Was aber geschieht mit uns, wenn allmählich das Feuer aus unserem Leben verschwinden soll, wenn es wegen seiner klimaschädlichen Auswirkungen immer mehr geächtet wird?
Aus britischen Wohnzimmern wurde die allgegenwärtige fireplace schon vor vielen Jahrzehnten verbannt. Das brennende Kaminfeuer steht nicht mehr für Gemütlichkeit, sondern für Umweltverschmutzung. Zu Beginn der diesjährigen Grillsaison wird mir bewusst, dass es auch damit ein Ende haben muss. Schon jetzt blicke ich mit Unverständnis auf Koteletts und Würstchen vom Holzkohlegrill. Grillen ist nicht weniger schlimm als das alte Diesel- oder Benzinauto. Für unsere Kinder hat ein Lagerfeuer nichts mehr mit Romantik zu tun. Alles was brennt, ist von gestern. Darum haben Gas- und Ölheizungen natürlich keine Zukunft mehr. In absehbarer Zeit sind auch Fondue und Crème brûlée genauso passé wie die altmodische Zigarette.

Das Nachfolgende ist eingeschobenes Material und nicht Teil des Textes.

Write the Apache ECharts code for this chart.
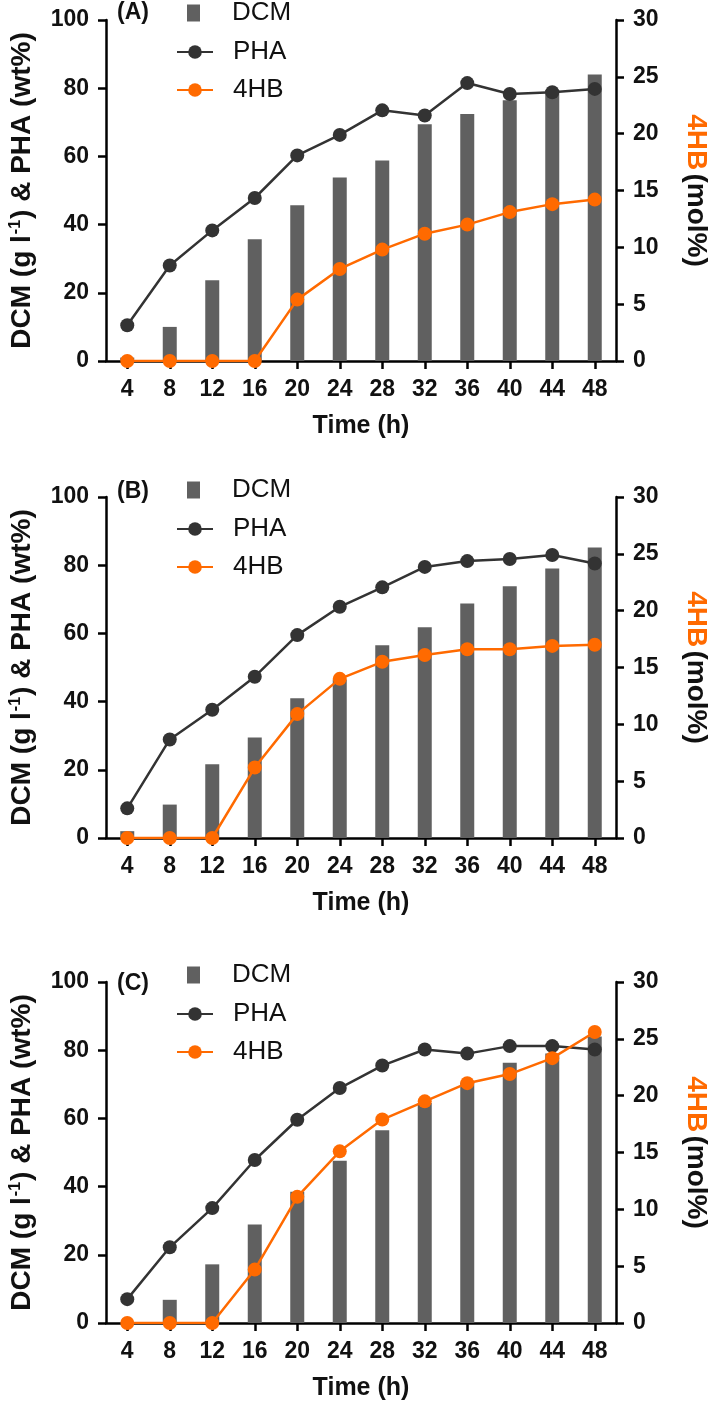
<!DOCTYPE html>
<html><head><meta charset="utf-8">
<script src="https://cdn.jsdelivr.net/npm/echarts@6/dist/echarts.min.js"></script>
<style>html,body{margin:0;padding:0;background:#fff}#c{width:709px;height:1405px}</style>
</head><body><div id="c"></div>
<script>
const categories = ['4','8','12','16','20','24','28','32','36','40','44','48'];
const panelLabels = ['(A)','(B)','(C)'];
const seriesNames = ['DCM','PHA','4HB'];

const dcmA = [1, 10, 23.7, 35.7, 45.7, 53.8, 58.8, 69.4, 72.4, 76.5, 79.5, 84];
const phaA = [10.5, 28, 38.3, 47.8, 60.3, 66.3, 73.5, 72, 81.5, 78.3, 78.8, 79.8];
const hbA  = [0, 0, 0, 0, 5.4, 8.1, 9.8, 11.2, 12, 13.1, 13.8, 14.2];

const dcmB = [2, 9.8, 21.6, 29.5, 41, 46.5, 56.5, 61.8, 68.8, 73.8, 79, 85.2];
const phaB = [8.7, 28.9, 37.6, 47.3, 59.5, 67.8, 73.5, 79.5, 81.2, 81.8, 83, 80.5];
const hbB  = [0, 0, 0, 6.2, 10.9, 14.0, 15.5, 16.1, 16.6, 16.6, 16.9, 17.0];

const dcmC = [0, 6.8, 17.2, 28.9, 38.5, 47.6, 56.5, 64.5, 70.5, 76.3, 79, 84];
const phaC = [7.0, 22.2, 33.7, 47.8, 59.6, 68.9, 75.5, 80.2, 79.0, 81.2, 81.2, 80.2];
const hbC  = [0, 0, 0, 4.7, 11.1, 15.1, 17.9, 19.5, 21.1, 21.9, 23.3, 25.6];

const panels = [
  {dcm: dcmA, pha: phaA, hb: hbA},
  {dcm: dcmB, pha: phaB, hb: hbB},
  {dcm: dcmC, pha: phaC, hb: hbC}
];

const gridTops = [20, 497, 982];
const gridH = 341;
const labelCenters = [12, 491, 983];
const BAR = '#606060', DARK = '#333333', ORANGE = '#ff6a00', INK = '#111111';
const FF = 'Liberation Sans, Arial, sans-serif';

const axisLine = {show: true, lineStyle: {color: '#000', width: 2.5}};
const axisTick = {show: true, length: 8, lineStyle: {color: '#000', width: 2.5}};
const tickFont = {color: INK, fontSize: 23, fontWeight: 'bold', fontFamily: FF};

const option = {
  animation: false,
  backgroundColor: '#fff',
  title: [], grid: [], xAxis: [], yAxis: [], legend: [], series: []
};

panels.forEach((p, i) => {
  const top = gridTops[i];
  option.grid.push({left: 106, width: 510, top: top, height: gridH, containLabel: false, outerBoundsMode: 'none'});
  option.title.push({
    text: panelLabels[i], left: 117, top: labelCenters[i] - 11, padding: 0,
    textStyle: {fontSize: 23, fontWeight: 'bold', color: INK, fontFamily: FF}
  });
  option.xAxis.push({
    type: 'category', gridIndex: i, data: categories,
    axisLine: axisLine, axisTick: Object.assign({alignWithLabel: true}, axisTick),
    axisLabel: Object.assign({margin: 17, interval: 0}, tickFont),
    splitLine: {show: false},
    name: 'Time (h)', nameLocation: 'middle', nameGap: 53,
    nameTextStyle: {fontSize: 25, fontWeight: 'bold', color: INK, fontFamily: FF}
  });
  option.yAxis.push({
    type: 'value', gridIndex: i, min: 0, max: 100, interval: 20, position: 'left',
    axisLine: axisLine, axisTick: axisTick,
    axisLabel: Object.assign({margin: 17}, tickFont),
    splitLine: {show: false},
    name: '{t|DCM (g l}{s|-1}{t|) & PHA (wt%)}', nameLocation: 'middle', nameGap: 70,
    nameTextStyle: {
      fontFamily: FF,
      rich: {
        t: {fontSize: 28, fontWeight: 'bold', color: INK, fontFamily: FF},
        s: {fontSize: 16, fontWeight: 'bold', color: INK, verticalAlign: 'top', padding: [0, 1, 12, 1], fontFamily: FF}
      }
    }
  });
  option.yAxis.push({
    type: 'value', gridIndex: i, min: 0, max: 30, interval: 5, position: 'right',
    axisLine: axisLine, axisTick: axisTick,
    axisLabel: Object.assign({margin: 17}, tickFont),
    splitLine: {show: false},
    name: '{o|4HB} {k|(mol%)}', nameLocation: 'middle', nameGap: 66, nameRotate: -90,
    nameTextStyle: {
      fontFamily: FF,
      rich: {
        o: {fontSize: 28, fontWeight: 'bold', color: ORANGE, fontFamily: FF},
        k: {fontSize: 28, fontWeight: 'bold', color: INK, fontFamily: FF}
      }
    }
  });
  const legText = {fontSize: 26, color: INK, fontFamily: FF};
  option.legend.push({
    data: [{name: seriesNames[0], icon: 'rect'}], left: 187, top: top - 20,
    itemWidth: 13, itemHeight: 17, padding: 0,
    textStyle: Object.assign({padding: [0, 0, 0, 27]}, legText)
  });
  option.legend.push({
    data: [seriesNames[1], seriesNames[2]], orient: 'vertical', left: 176, top: top + 19,
    itemWidth: 36, itemHeight: 17, itemGap: 12, padding: 0,
    textStyle: Object.assign({padding: [0, 0, 0, 15]}, legText)
  });
  option.series.push({
    name: seriesNames[0], type: 'bar', xAxisIndex: i, yAxisIndex: 2 * i,
    data: p.dcm, barWidth: 14, itemStyle: {color: BAR}
  });
  option.series.push({
    name: seriesNames[1], type: 'line', xAxisIndex: i, yAxisIndex: 2 * i,
    data: p.pha, symbol: 'circle', symbolSize: 14,
    itemStyle: {color: DARK}, lineStyle: {color: DARK, width: 2.5}
  });
  option.series.push({
    name: seriesNames[2], type: 'line', xAxisIndex: i, yAxisIndex: 2 * i + 1,
    data: p.hb, symbol: 'circle', symbolSize: 14,
    itemStyle: {color: ORANGE}, lineStyle: {color: ORANGE, width: 2.5}
  });
});

const chart = echarts.init(document.getElementById('c'), null, {renderer: 'canvas'});
chart.setOption(option);
</script>
</body></html>
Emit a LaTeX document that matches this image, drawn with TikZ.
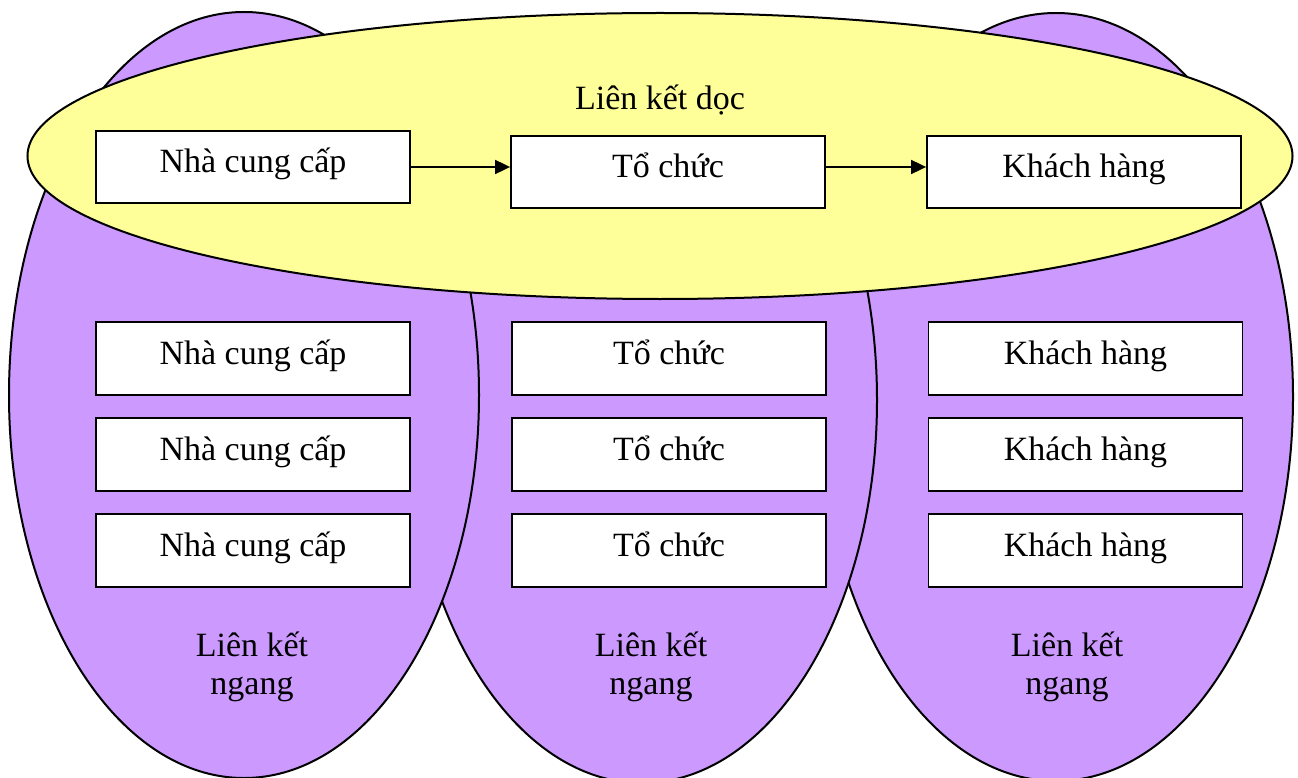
\documentclass[tikz,border=0pt]{standalone}
\usepackage{fontspec}
\setmainfont{Liberation Serif}
\usetikzlibrary{arrows.meta,shapes.geometric}
\definecolor{lilac}{HTML}{CC99FF}
\definecolor{paleyellow}{HTML}{FFFF99}
\begin{document}
\begin{tikzpicture}[x=1pt,y=-1pt,
  group/.style={ellipse, draw=black, line width=2pt, inner sep=0pt},
  horiz/.style={group, fill=lilac, minimum width=470pt, minimum height=766pt},
  vert/.style={group, fill=paleyellow, minimum width=1265pt, minimum height=286pt},
  party/.style={draw=black, fill=white, line width=1.8pt, minimum width=314pt,
    minimum height=72pt, inner sep=0pt, text height=20pt, text depth=8pt,
    font=\fontsize{34}{40}\selectfont},
  caption/.style={font=\fontsize{34}{38}\selectfont, align=center, inner sep=0pt},
  flow/.style={line width=1.8pt, -{Triangle[length=15pt,width=14pt]}}]
\clip (0,0) rectangle (1298,778);
\fill[white] (0,0) rectangle (1298,778);

% horizontal groups, back to front
\node[horiz, minimum width=474pt, minimum height=768pt] (hright) at (1056,397) {};
\node[horiz] (hmid) at (642,400) {};
\node[horiz] (hleft) at (244,395) {};

% vertical chain
\node[vert] (vchain) at (660,156) {};
\node[caption, anchor=base] (vlabel) at (660,110) {Liên kết dọc};

\node[party] (ncc) at (253,167) {Nhà cung cấp};
\node[party] (tc) at (668,172) {Tổ chức};
\node[party] (kh) at (1084,172) {Khách hàng};

\draw[flow] (ncc.east) -- (ncc.east -| tc.west);
\draw[flow] (tc.east |- ncc.east) -- (ncc.east -| kh.west);

% members of each horizontal group
\node[party, minimum height=73pt] (ncca) at (253,358.5) {Nhà cung cấp};
\node[party, minimum height=73pt] (nccb) at (253,454.5) {Nhà cung cấp};
\node[party, minimum height=73pt] (nccc) at (253,550.5) {Nhà cung cấp};
\node[party, minimum height=73pt] (tca) at (669,358.5) {Tổ chức};
\node[party, minimum height=73pt] (tcb) at (669,454.5) {Tổ chức};
\node[party, minimum height=73pt] (tcc) at (669,550.5) {Tổ chức};
\node[party, minimum height=73pt] (kha) at (1085.5,358.5) {Khách hàng};
\node[party, minimum height=73pt] (khb) at (1085.5,454.5) {Khách hàng};
\node[party, minimum height=73pt] (khc) at (1085.5,550.5) {Khách hàng};

\node[caption] (hlabelleft) at (252,667) {Liên kết\\ngang};
\node[caption] (hlabelmid) at (651,667) {Liên kết\\ngang};
\node[caption] (hlabelright) at (1067,667) {Liên kết\\ngang};
\end{tikzpicture}
\end{document}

Nach einer Million Jahren wird das Blatt gewendet. Feuersteine, Streichhölzer oder Feuerzeuge können wir vergessen. Jetzt heißt es „Alles elektrisch“, Elektrizität aus Wasser, Wind-, Erdwärme und Sonnenkraft gewinnen, elektrisch Gase komprimieren und Wasserstoff erzeugen. Wir nehmen Abschied vom Feuer, das uns Neandertaler oder Homo erectus anvertraut haben und treten ein ins neue Zeitalter des Homo electricus.